Now I don't know about you, but either I have a rich inner life or my serotonin uptake needs some tweaking, because I go around pretty much all day with a running monologue in my head. While my life swirls around me, a detached other observes the foibles of myself and my fellow men, considers whether Indian or Thai would be better for lunch today and ruminates during a staff meeting on how awesome it would be to be roaring through the Swiss Alps in a maroon Z3 with that sales-rep babe who came through yesterday.
As Nicky receded from me, the other observed detachedly that his poly/cotton pants were unusually slippery today, and his large diaper was giving him a streamlined, teardrop shape like a 3000GT, so he was in fact building up quite a head of steam. By now he was about a third of the way down the slide.

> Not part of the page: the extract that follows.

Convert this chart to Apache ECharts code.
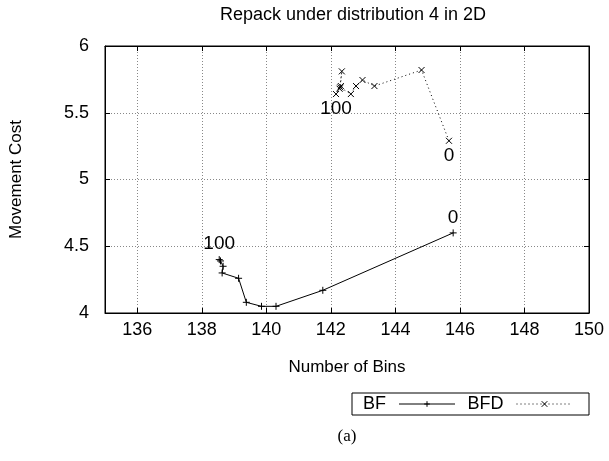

The other noticed alertly that due to the immutable law of gravity, Nicky was continuing to accelerate, and though not quite at the rate of 9.8 meters per second squared, it was certainly more than enough to compensate for today's negligible friction. By now he was about halfway down the slide, and picking up speed.
I scrambled down the gym like a madman but of course I was far too late. Nicky, blurring slightly, shot off the bottom of the slide and landed flat on his back a couple of feet farther on. Often children pause in sheer astonishment before reacting to surprise and hurt by crying. Not this time. Nicky shrieked from the bottom of his lungs instantly, and a second later I was there and had scooped him up.
Nothing seemed broken. "Hey, easy, big guy, there, there," I murmured while he sobbed wretchedly in my arms. I was flooded with two emotions: sorrowful concern for Nick, wishing he weren't hurt or scared, and (of course) abject humiliation that I could be so boneheaded as to send him down the big slide without even being at the bottom. Well, to be honest, I felt humiliated that I looked like a moron, an imbecile, a fool -- a typical, clueless, airhead dad.
Of course, all the moms were staring at me. I'm sure at least one had her finger on the 911 button on the cell phone. I waltzed in a little circle, making shushing noises and rubbing Nicky's back. He seemed to be quieting down from jet-engine volume to merely a tile saw.
Slowly life returned to normal. Then one of the moms sat down with her angelic little girl at the top of the slide. Wrapping her arms around her daughter, she looked off into the air and observed to no one in particular, "It's so great coming to the park with your kids. You can go down the slide with them and feel like a little kid yourself." Then the two of them slid, with majestic slowness, down the slide together to the bottom where the mom gently helped her little girl stand up.
What did I do? Did I rage? Did I seethe? In my humiliation, did I give that goody-two-shoes a piece of my mind? Well, no. I just simpered something about how they get away from you, while maniacally bobbing my head and grinning and gathering up the backpack so we could make a run for it.
Back in the car, on the way to some ice-cream payola, Nick had settled down to soft whimpering and massive snot production while I wrestled with the most serious question of all: Do I tell his mom?